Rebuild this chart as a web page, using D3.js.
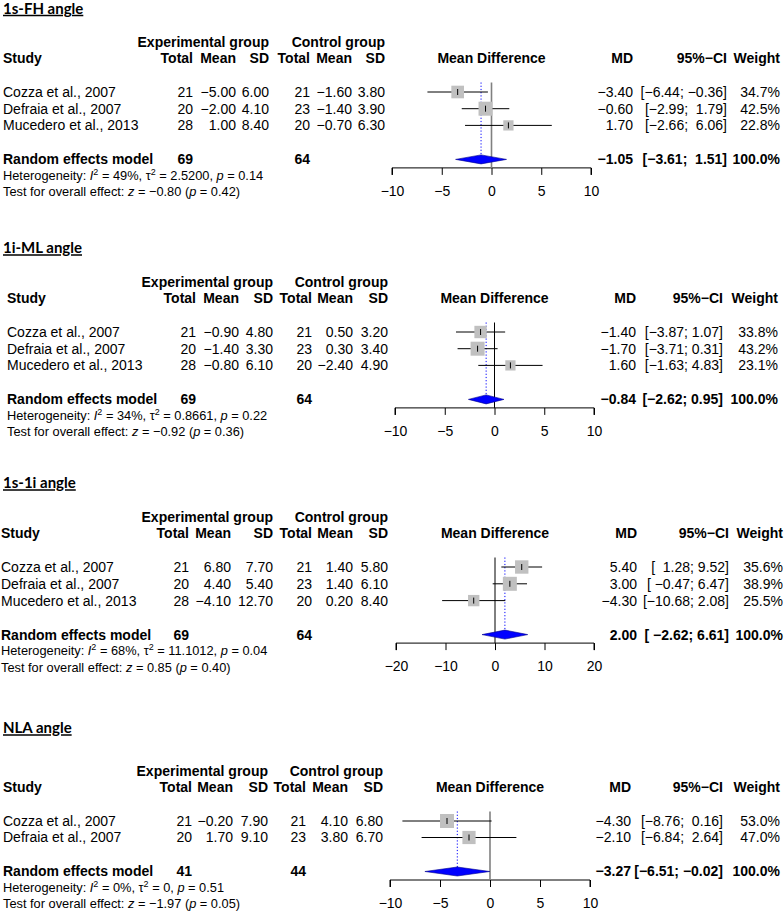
<!DOCTYPE html>
<html><head><meta charset="utf-8">
<script src="https://cdn.jsdelivr.net/npm/d3@7"></script>
<style>
html,body{margin:0;padding:0;background:#fff;}
text{font-family:"Liberation Sans",Arial,Helvetica,sans-serif;white-space:pre;}
</style></head>
<body>
<svg id="chart" width="784" height="911"></svg>
<script>
// ---------------- DATA ----------------
const panelTitles = ["1s-FH angle", "1i-ML angle", "1s-1i angle", "NLA angle"];
const studyNames = [
  ["Cozza et al., 2007", "Defraia et al., 2007", "Mucedero et al., 2013"],
  ["Cozza et al., 2007", "Defraia et al., 2007", "Mucedero et al., 2013"],
  ["Cozza et al., 2007", "Defraia et al., 2007", "Mucedero et al., 2013"],
  ["Cozza et al., 2007", "Defraia et al., 2007"]
];
const expTotal = [[21, 20, 28], [21, 20, 28], [21, 20, 28], [21, 20]];
const expMean = [[-5.00, -2.00, 1.00], [-0.90, -1.40, -0.80], [6.80, 4.40, -4.10], [-0.20, 1.70]];
const expSD = [[6.00, 4.10, 8.40], [4.80, 3.30, 6.10], [7.70, 5.40, 12.70], [7.90, 9.10]];
const ctrlTotal = [[21, 23, 20], [21, 23, 20], [21, 23, 20], [21, 23]];
const ctrlMean = [[-1.60, -1.40, -0.70], [0.50, 0.30, -2.40], [1.40, 1.40, 0.20], [4.10, 3.80]];
const ctrlSD = [[3.80, 3.90, 6.30], [3.20, 3.40, 4.90], [5.80, 6.10, 8.40], [6.80, 6.70]];
const mdValues = [[-3.40, -0.60, 1.70], [-1.40, -1.70, 1.60], [5.40, 3.00, -4.30], [-4.30, -2.10]];
const ciLow = [[-6.44, -2.99, -2.66], [-3.87, -3.71, -1.63], [1.28, -0.47, -10.68], [-8.76, -6.84]];
const ciHigh = [[-0.36, 1.79, 6.06], [1.07, 0.31, 4.83], [9.52, 6.47, 2.08], [0.16, 2.64]];
const weights = [[34.7, 42.5, 22.8], [33.8, 43.2, 23.1], [35.6, 38.9, 25.5], [53.0, 47.0]];
const pooledExpTotal = [69, 69, 69, 41];
const pooledCtrlTotal = [64, 64, 64, 44];
const pooledMD = [-1.05, -0.84, 2.00, -3.27];
const pooledLow = [-3.61, -2.62, -2.62, -6.51];
const pooledHigh = [1.51, 0.95, 6.61, -0.02];
const hetI2 = ["49%", "34%", "68%", "0%"];
const hetTau2 = ["2.5200", "0.8661", "11.1012", "0"];
const hetP = ["0.14", "0.22", "0.04", "0.51"];
const testZ = [-0.80, -0.92, 0.85, -1.97];
const testP = ["0.42", "0.36", "0.40", "0.05"];
const axisTicks = [[-10, -5, 0, 5, 10], [-10, -5, 0, 5, 10], [-20, -10, 0, 10, 20], [-10, -5, 0, 5, 10]];

// ---------------- LAYOUT ----------------
const layout = [
  {titleY: 8.5, hdrY: 42, studyX: 3, cols: [193, 236, 269, 310, 352, 385], ax: [392, 591], mdX: 633, ciX: 727, wX: 780, step: 16.7, zeroColor: "#808080", zeroW: 1.6},
  {titleY: 248, hdrY: 282, studyX: 7, cols: [196, 239, 273, 312, 353, 388], ax: [395, 594], mdX: 636, ciX: 723, wX: 778, step: 16.7, zeroColor: "#000", zeroW: 1},
  {titleY: 483, hdrY: 517, studyX: 1, cols: [189, 231, 273, 312, 353, 388], ax: [396, 594], mdX: 637, ciX: 729, wX: 783, step: 16.8, zeroColor: "#000", zeroW: 1},
  {titleY: 728, hdrY: 771, studyX: 3, cols: [192, 233, 268, 306, 348, 383], ax: [390, 590], mdX: 631, ciX: 723, wX: 780, step: 16.5, zeroColor: "#808080", zeroW: 1.6}
];
const FS = 14, FS_SMALL = 12.8;
const MINUS = "\u2212";
const f2 = v => d3.format(".2f")(v).replace("-", MINUS);
const padTo = (arr) => { const w = d3.max(arr, s => s.length); return arr.map(s => s.padStart(w, " ")); };

const svg = d3.select("#chart");

function txt(g, x, y, s, opts = {}) {
  return g.append("text").attr("x", x).attr("y", y).attr("dy", "0.35em")
    .attr("text-anchor", opts.anchor || "start")
    .attr("font-size", opts.size || FS)
    .attr("font-weight", opts.bold ? "bold" : "normal")
    .attr("fill", "#000")
    .text(s);
}

panelTitles.forEach((title, p) => {
  const L = layout[p];
  const g = svg.append("g");
  const n = studyNames[p].length;
  const rowY = d3.range(n).map(i => L.hdrY + 50 + i * L.step);
  const randY = rowY[n - 1] + 34;
  const axisY = randY + 8.5;
  const topY = rowY[0] - 9.5;

  // Title
  g.append("text").attr("x", 3).attr("y", L.titleY).attr("dy", "0.35em")
    .attr("font-weight", "bold")
    .attr("font-size", 15).attr("text-decoration", "underline").attr("fill", "#000")
    .style("font-family", "Lato, 'Open Sans', sans-serif")
    .text(title);

  // Headers
  txt(g, L.cols[2], L.hdrY, "Experimental group", {anchor: "end", bold: true});
  txt(g, L.cols[5], L.hdrY, "Control group", {anchor: "end", bold: true});
  const hY = L.hdrY + 16.5;
  txt(g, L.studyX, hY, "Study", {bold: true});
  ["Total", "Mean", "SD", "Total", "Mean", "SD"].forEach((h, i) => txt(g, L.cols[i], hY, h, {anchor: "end", bold: true}));
  txt(g, (L.ax[0] + L.ax[1]) / 2, hY, "Mean Difference", {anchor: "middle", bold: true});
  txt(g, L.mdX, hY, "MD", {anchor: "end", bold: true});
  txt(g, L.ciX, hY, "95%" + MINUS + "CI", {anchor: "end", bold: true});
  txt(g, L.wX, hY, "Weight", {anchor: "end", bold: true});

  // Study rows
  const lowStr = padTo(ciLow[p].concat([pooledLow[p]]).map(f2));
  const highStr = padTo(ciHigh[p].concat([pooledHigh[p]]).map(f2));
  const ciStr = lowStr.map((l, i) => "[" + l + "; " + highStr[i] + "]");
  studyNames[p].forEach((name, i) => {
    const y = rowY[i];
    txt(g, L.studyX, y, name);
    const vals = [String(expTotal[p][i]), f2(expMean[p][i]), f2(expSD[p][i]),
                  String(ctrlTotal[p][i]), f2(ctrlMean[p][i]), f2(ctrlSD[p][i])];
    vals.forEach((v, j) => txt(g, L.cols[j], y, v, {anchor: "end"}));
    txt(g, L.mdX, y, f2(mdValues[p][i]), {anchor: "end"});
    txt(g, L.ciX, y, ciStr[i], {anchor: "end"});
    txt(g, L.wX, y, d3.format(".1f")(weights[p][i]) + "%", {anchor: "end"});
  });

  // Pooled row
  txt(g, L.studyX, randY, "Random effects model", {bold: true});
  txt(g, L.cols[0], randY, String(pooledExpTotal[p]), {anchor: "end", bold: true});
  txt(g, L.cols[3], randY, String(pooledCtrlTotal[p]), {anchor: "end", bold: true});
  txt(g, L.mdX, randY, f2(pooledMD[p]), {anchor: "end", bold: true});
  txt(g, L.ciX, randY, ciStr[n], {anchor: "end", bold: true});
  txt(g, L.wX, randY, "100.0%", {anchor: "end", bold: true});

  // Heterogeneity line
  const SUP = 5;
  const het = g.append("text").attr("x", L.studyX).attr("y", randY + 16).attr("dy", "0.35em")
    .attr("font-size", FS_SMALL).attr("fill", "#000");
  het.append("tspan").text("Heterogeneity: ");
  het.append("tspan").attr("font-style", "italic").text("I");
  het.append("tspan").attr("font-size", FS_SMALL * 0.7).attr("dy", -SUP).text("2");
  het.append("tspan").attr("dy", SUP).text(" = " + hetI2[p] + ", \u03c4");
  het.append("tspan").attr("font-size", FS_SMALL * 0.7).attr("dy", -SUP).text("2");
  het.append("tspan").attr("dy", SUP).text(" = " + hetTau2[p] + ", ");
  het.append("tspan").attr("font-style", "italic").text("p");
  het.append("tspan").text(" = " + hetP[p]);

  const tst = g.append("text").attr("x", L.studyX).attr("y", randY + 32.5).attr("dy", "0.35em")
    .attr("font-size", FS_SMALL).attr("fill", "#000");
  tst.append("tspan").text("Test for overall effect: ");
  tst.append("tspan").attr("font-style", "italic").text("z");
  tst.append("tspan").text(" = " + f2(testZ[p]) + " (");
  tst.append("tspan").attr("font-style", "italic").text("p");
  tst.append("tspan").text(" = " + testP[p] + ")");

  // Forest plot
  const ticks = axisTicks[p];
  const x = d3.scaleLinear().domain([ticks[0], ticks[ticks.length - 1]]).range(L.ax);
  const axis = d3.axisBottom(x).tickValues(ticks).tickSize(7).tickPadding(11)
    .tickFormat(d => String(d).replace("-", MINUS));
  const ag = g.append("g").attr("transform", `translate(0,${axisY})`).call(axis);
  ag.select(".domain").attr("d", `M${L.ax[0]},7V0H${L.ax[1]}V7`).attr("stroke", "#000");
  ag.selectAll(".tick line").attr("stroke", "#000");
  ag.selectAll(".tick text").attr("font-size", FS).attr("font-family", "Liberation Sans, Arial, sans-serif").attr("fill", "#000");

  // zero line
  g.append("line").attr("x1", x(0)).attr("x2", x(0)).attr("y1", topY).attr("y2", axisY)
    .attr("stroke", L.zeroColor).attr("stroke-width", L.zeroW);
  // pooled dotted line
  g.append("line").attr("x1", x(pooledMD[p])).attr("x2", x(pooledMD[p])).attr("y1", topY).attr("y2", randY - 4.5)
    .attr("stroke", "#0000ff").attr("stroke-width", 1).attr("stroke-dasharray", "1.2,2");

  const maxW = d3.max(weights[p]);
  studyNames[p].forEach((name, i) => {
    const y = rowY[i];
    g.append("line").attr("x1", x(ciLow[p][i])).attr("x2", x(ciHigh[p][i])).attr("y1", y).attr("y2", y)
      .attr("stroke", "#000").attr("stroke-width", 1);
    const s = 14 * Math.sqrt(weights[p][i] / maxW);
    g.append("rect").attr("x", x(mdValues[p][i]) - s / 2).attr("y", y - s / 2).attr("width", s).attr("height", s)
      .attr("fill", "#c0c0c0");
    g.append("line").attr("x1", x(mdValues[p][i])).attr("x2", x(mdValues[p][i])).attr("y1", y - 3).attr("y2", y + 3)
      .attr("stroke", "#000").attr("stroke-width", 1);
  });

  // diamond
  const dh = 4.5;
  g.append("path")
    .attr("d", `M${x(pooledLow[p])},${randY}L${x(pooledMD[p])},${randY - dh}L${x(pooledHigh[p])},${randY}L${x(pooledMD[p])},${randY + dh}Z`)
    .attr("fill", "#0000ff").attr("stroke", "#00008b").attr("stroke-width", 0.6);
});
</script>
</body></html>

┄┄┄┄┄┄

◆ STATED GOAL
Write out the lines from the start of the material to the line with "-5, 0, 5, 10]];", inclusive and exactly. Skip the pictures.

◆ EXERCISE SOLUTION
Rebuild this chart as a web page, using D3.js.
<!DOCTYPE html>
<html><head><meta charset="utf-8">
<script src="https://cdn.jsdelivr.net/npm/d3@7"></script>
<style>
html,body{margin:0;padding:0;background:#fff;}
text{font-family:"Liberation Sans",Arial,Helvetica,sans-serif;white-space:pre;}
</style></head>
<body>
<svg id="chart" width="784" height="911"></svg>
<script>
// ---------------- DATA ----------------
const panelTitles = ["1s-FH angle", "1i-ML angle", "1s-1i angle", "NLA angle"];
const studyNames = [
  ["Cozza et al., 2007", "Defraia et al., 2007", "Mucedero et al., 2013"],
  ["Cozza et al., 2007", "Defraia et al., 2007", "Mucedero et al., 2013"],
  ["Cozza et al., 2007", "Defraia et al., 2007", "Mucedero et al., 2013"],
  ["Cozza et al., 2007", "Defraia et al., 2007"]
];
const expTotal = [[21, 20, 28], [21, 20, 28], [21, 20, 28], [21, 20]];
const expMean = [[-5.00, -2.00, 1.00], [-0.90, -1.40, -0.80], [6.80, 4.40, -4.10], [-0.20, 1.70]];
const expSD = [[6.00, 4.10, 8.40], [4.80, 3.30, 6.10], [7.70, 5.40, 12.70], [7.90, 9.10]];
const ctrlTotal = [[21, 23, 20], [21, 23, 20], [21, 23, 20], [21, 23]];
const ctrlMean = [[-1.60, -1.40, -0.70], [0.50, 0.30, -2.40], [1.40, 1.40, 0.20], [4.10, 3.80]];
const ctrlSD = [[3.80, 3.90, 6.30], [3.20, 3.40, 4.90], [5.80, 6.10, 8.40], [6.80, 6.70]];
const mdValues = [[-3.40, -0.60, 1.70], [-1.40, -1.70, 1.60], [5.40, 3.00, -4.30], [-4.30, -2.10]];
const ciLow = [[-6.44, -2.99, -2.66], [-3.87, -3.71, -1.63], [1.28, -0.47, -10.68], [-8.76, -6.84]];
const ciHigh = [[-0.36, 1.79, 6.06], [1.07, 0.31, 4.83], [9.52, 6.47, 2.08], [0.16, 2.64]];
const weights = [[34.7, 42.5, 22.8], [33.8, 43.2, 23.1], [35.6, 38.9, 25.5], [53.0, 47.0]];
const pooledExpTotal = [69, 69, 69, 41];
const pooledCtrlTotal = [64, 64, 64, 44];
const pooledMD = [-1.05, -0.84, 2.00, -3.27];
const pooledLow = [-3.61, -2.62, -2.62, -6.51];
const pooledHigh = [1.51, 0.95, 6.61, -0.02];
const hetI2 = ["49%", "34%", "68%", "0%"];
const hetTau2 = ["2.5200", "0.8661", "11.1012", "0"];
const hetP = ["0.14", "0.22", "0.04", "0.51"];
const testZ = [-0.80, -0.92, 0.85, -1.97];
const testP = ["0.42", "0.36", "0.40", "0.05"];
const axisTicks = [[-10, -5, 0, 5, 10], [-10, -5, 0, 5, 10], [-20, -10, 0, 10, 20], [-10, -5, 0, 5, 10]];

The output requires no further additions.